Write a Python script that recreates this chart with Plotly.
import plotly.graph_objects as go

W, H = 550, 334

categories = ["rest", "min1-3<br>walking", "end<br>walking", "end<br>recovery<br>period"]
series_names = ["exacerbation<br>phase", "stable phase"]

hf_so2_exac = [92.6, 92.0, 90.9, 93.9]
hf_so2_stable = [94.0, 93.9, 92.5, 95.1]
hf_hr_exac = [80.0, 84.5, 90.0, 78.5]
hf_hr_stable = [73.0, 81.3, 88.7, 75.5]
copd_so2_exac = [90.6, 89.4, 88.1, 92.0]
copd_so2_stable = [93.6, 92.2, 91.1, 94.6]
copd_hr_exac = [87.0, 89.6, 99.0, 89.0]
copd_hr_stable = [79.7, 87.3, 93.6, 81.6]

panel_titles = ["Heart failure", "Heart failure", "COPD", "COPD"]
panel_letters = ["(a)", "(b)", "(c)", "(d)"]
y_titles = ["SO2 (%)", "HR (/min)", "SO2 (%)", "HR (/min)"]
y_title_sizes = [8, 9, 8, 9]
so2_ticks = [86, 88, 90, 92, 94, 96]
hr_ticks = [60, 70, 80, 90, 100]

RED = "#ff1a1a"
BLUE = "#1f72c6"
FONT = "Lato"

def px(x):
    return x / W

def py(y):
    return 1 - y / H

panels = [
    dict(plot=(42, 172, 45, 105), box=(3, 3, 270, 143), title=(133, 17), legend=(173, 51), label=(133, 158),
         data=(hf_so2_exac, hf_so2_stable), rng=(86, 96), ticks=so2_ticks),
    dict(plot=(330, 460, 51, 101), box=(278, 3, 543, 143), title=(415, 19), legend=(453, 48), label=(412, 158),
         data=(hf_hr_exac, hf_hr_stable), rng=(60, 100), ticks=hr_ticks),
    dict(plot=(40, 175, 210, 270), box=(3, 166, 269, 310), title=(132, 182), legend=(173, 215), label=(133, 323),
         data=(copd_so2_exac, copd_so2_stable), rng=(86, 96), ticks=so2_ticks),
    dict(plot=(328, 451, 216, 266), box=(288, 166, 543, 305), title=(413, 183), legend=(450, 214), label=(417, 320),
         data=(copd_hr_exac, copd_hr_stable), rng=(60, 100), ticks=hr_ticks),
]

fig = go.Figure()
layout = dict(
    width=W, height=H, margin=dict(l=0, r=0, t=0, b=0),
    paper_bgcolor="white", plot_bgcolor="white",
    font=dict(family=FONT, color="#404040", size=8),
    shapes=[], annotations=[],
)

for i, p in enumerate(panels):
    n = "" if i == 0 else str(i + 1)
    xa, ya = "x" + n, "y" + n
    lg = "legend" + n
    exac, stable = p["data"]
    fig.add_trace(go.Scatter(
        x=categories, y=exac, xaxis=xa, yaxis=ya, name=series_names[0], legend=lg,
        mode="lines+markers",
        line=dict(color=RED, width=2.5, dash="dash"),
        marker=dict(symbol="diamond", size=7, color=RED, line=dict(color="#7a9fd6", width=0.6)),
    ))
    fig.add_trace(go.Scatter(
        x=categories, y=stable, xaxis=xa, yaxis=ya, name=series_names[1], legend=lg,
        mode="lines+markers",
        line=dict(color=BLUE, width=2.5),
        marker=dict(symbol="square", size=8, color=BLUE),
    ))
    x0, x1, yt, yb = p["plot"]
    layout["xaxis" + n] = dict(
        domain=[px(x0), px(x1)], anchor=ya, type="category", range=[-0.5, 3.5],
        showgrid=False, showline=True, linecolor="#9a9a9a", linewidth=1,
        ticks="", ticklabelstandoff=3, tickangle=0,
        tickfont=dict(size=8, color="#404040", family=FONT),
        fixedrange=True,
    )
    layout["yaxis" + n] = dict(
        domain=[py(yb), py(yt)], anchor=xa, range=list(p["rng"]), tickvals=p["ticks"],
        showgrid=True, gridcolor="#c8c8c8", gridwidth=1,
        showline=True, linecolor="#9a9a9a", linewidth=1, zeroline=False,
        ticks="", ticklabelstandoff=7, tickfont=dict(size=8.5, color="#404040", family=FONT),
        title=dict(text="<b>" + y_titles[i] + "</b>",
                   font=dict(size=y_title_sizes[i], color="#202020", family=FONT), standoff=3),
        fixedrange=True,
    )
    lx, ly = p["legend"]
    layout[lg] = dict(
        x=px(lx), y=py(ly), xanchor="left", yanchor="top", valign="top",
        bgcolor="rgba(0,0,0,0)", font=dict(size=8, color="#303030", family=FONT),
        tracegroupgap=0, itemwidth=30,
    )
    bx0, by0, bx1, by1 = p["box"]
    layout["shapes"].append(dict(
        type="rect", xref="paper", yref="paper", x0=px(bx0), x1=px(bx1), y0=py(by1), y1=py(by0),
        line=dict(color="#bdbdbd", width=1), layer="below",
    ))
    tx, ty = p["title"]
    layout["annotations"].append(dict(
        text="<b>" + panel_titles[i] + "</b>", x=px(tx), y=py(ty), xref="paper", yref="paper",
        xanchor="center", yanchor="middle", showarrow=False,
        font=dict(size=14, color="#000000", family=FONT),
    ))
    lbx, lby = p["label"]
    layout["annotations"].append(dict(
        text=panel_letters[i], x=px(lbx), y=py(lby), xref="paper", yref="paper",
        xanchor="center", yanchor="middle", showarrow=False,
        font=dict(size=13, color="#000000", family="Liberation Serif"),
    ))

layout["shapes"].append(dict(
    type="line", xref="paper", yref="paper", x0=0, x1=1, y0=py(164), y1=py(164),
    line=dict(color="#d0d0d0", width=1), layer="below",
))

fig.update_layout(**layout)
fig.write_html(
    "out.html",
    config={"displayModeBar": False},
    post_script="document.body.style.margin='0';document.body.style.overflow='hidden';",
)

▸ What the exercise asks: Would you reproduce the material above in full, exactly as given?

▸ Correct response:
Write a Python script that recreates this chart with Plotly.
import plotly.graph_objects as go

W, H = 550, 334

categories = ["rest", "min1-3<br>walking", "end<br>walking", "end<br>recovery<br>period"]
series_names = ["exacerbation<br>phase", "stable phase"]

hf_so2_exac = [92.6, 92.0, 90.9, 93.9]
hf_so2_stable = [94.0, 93.9, 92.5, 95.1]
hf_hr_exac = [80.0, 84.5, 90.0, 78.5]
hf_hr_stable = [73.0, 81.3, 88.7, 75.5]
copd_so2_exac = [90.6, 89.4, 88.1, 92.0]
copd_so2_stable = [93.6, 92.2, 91.1, 94.6]
copd_hr_exac = [87.0, 89.6, 99.0, 89.0]
copd_hr_stable = [79.7, 87.3, 93.6, 81.6]

panel_titles = ["Heart failure", "Heart failure", "COPD", "COPD"]
panel_letters = ["(a)", "(b)", "(c)", "(d)"]
y_titles = ["SO2 (%)", "HR (/min)", "SO2 (%)", "HR (/min)"]
y_title_sizes = [8, 9, 8, 9]
so2_ticks = [86, 88, 90, 92, 94, 96]
hr_ticks = [60, 70, 80, 90, 100]

RED = "#ff1a1a"
BLUE = "#1f72c6"
FONT = "Lato"

def px(x):
    return x / W

def py(y):
    return 1 - y / H

panels = [
    dict(plot=(42, 172, 45, 105), box=(3, 3, 270, 143), title=(133, 17), legend=(173, 51), label=(133, 158),
         data=(hf_so2_exac, hf_so2_stable), rng=(86, 96), ticks=so2_ticks),
    dict(plot=(330, 460, 51, 101), box=(278, 3, 543, 143), title=(415, 19), legend=(453, 48), label=(412, 158),
         data=(hf_hr_exac, hf_hr_stable), rng=(60, 100), ticks=hr_ticks),
    dict(plot=(40, 175, 210, 270), box=(3, 166, 269, 310), title=(132, 182), legend=(173, 215), label=(133, 323),
         data=(copd_so2_exac, copd_so2_stable), rng=(86, 96), ticks=so2_ticks),
    dict(plot=(328, 451, 216, 266), box=(288, 166, 543, 305), title=(413, 183), legend=(450, 214), label=(417, 320),
         data=(copd_hr_exac, copd_hr_stable), rng=(60, 100), ticks=hr_ticks),
]

fig = go.Figure()
layout = dict(
    width=W, height=H, margin=dict(l=0, r=0, t=0, b=0),
    paper_bgcolor="white", plot_bgcolor="white",
    font=dict(family=FONT, color="#404040", size=8),
    shapes=[], annotations=[],
)

for i, p in enumerate(panels):
    n = "" if i == 0 else str(i + 1)
    xa, ya = "x" + n, "y" + n
    lg = "legend" + n
    exac, stable = p["data"]
    fig.add_trace(go.Scatter(
        x=categories, y=exac, xaxis=xa, yaxis=ya, name=series_names[0], legend=lg,
        mode="lines+markers",
        line=dict(color=RED, width=2.5, dash="dash"),
        marker=dict(symbol="diamond", size=7, color=RED, line=dict(color="#7a9fd6", width=0.6)),
    ))
    fig.add_trace(go.Scatter(
        x=categories, y=stable, xaxis=xa, yaxis=ya, name=series_names[1], legend=lg,
        mode="lines+markers",
        line=dict(color=BLUE, width=2.5),
        marker=dict(symbol="square", size=8, color=BLUE),
    ))
    x0, x1, yt, yb = p["plot"]
    layout["xaxis" + n] = dict(
        domain=[px(x0), px(x1)], anchor=ya, type="category", range=[-0.5, 3.5],
        showgrid=False, showline=True, linecolor="#9a9a9a", linewidth=1,
        ticks="", ticklabelstandoff=3, tickangle=0,
        tickfont=dict(size=8, color="#404040", family=FONT),
        fixedrange=True,
    )
    layout["yaxis" + n] = dict(
        domain=[py(yb), py(yt)], anchor=xa, range=list(p["rng"]), tickvals=p["ticks"],
        showgrid=True, gridcolor="#c8c8c8", gridwidth=1,
        showline=True, linecolor="#9a9a9a", linewidth=1, zeroline=False,
        ticks="", ticklabelstandoff=7, tickfont=dict(size=8.5, color="#404040", family=FONT),
        title=dict(text="<b>" + y_titles[i] + "</b>",
                   font=dict(size=y_title_sizes[i], color="#202020", family=FONT), standoff=3),
        fixedrange=True,
    )
    lx, ly = p["legend"]
    layout[lg] = dict(
        x=px(lx), y=py(ly), xanchor="left", yanchor="top", valign="top",
        bgcolor="rgba(0,0,0,0)", font=dict(size=8, color="#303030", family=FONT),
        tracegroupgap=0, itemwidth=30,
    )
    bx0, by0, bx1, by1 = p["box"]
    layout["shapes"].append(dict(
        type="rect", xref="paper", yref="paper", x0=px(bx0), x1=px(bx1), y0=py(by1), y1=py(by0),
        line=dict(color="#bdbdbd", width=1), layer="below",
    ))
    tx, ty = p["title"]
    layout["annotations"].append(dict(
        text="<b>" + panel_titles[i] + "</b>", x=px(tx), y=py(ty), xref="paper", yref="paper",
        xanchor="center", yanchor="middle", showarrow=False,
        font=dict(size=14, color="#000000", family=FONT),
    ))
    lbx, lby = p["label"]
    layout["annotations"].append(dict(
        text=panel_letters[i], x=px(lbx), y=py(lby), xref="paper", yref="paper",
        xanchor="center", yanchor="middle", showarrow=False,
        font=dict(size=13, color="#000000", family="Liberation Serif"),
    ))

layout["shapes"].append(dict(
    type="line", xref="paper", yref="paper", x0=0, x1=1, y0=py(164), y1=py(164),
    line=dict(color="#d0d0d0", width=1), layer="below",
))

fig.update_layout(**layout)
fig.write_html(
    "out.html",
    config={"displayModeBar": False},
    post_script="document.body.style.margin='0';document.body.style.overflow='hidden';",
)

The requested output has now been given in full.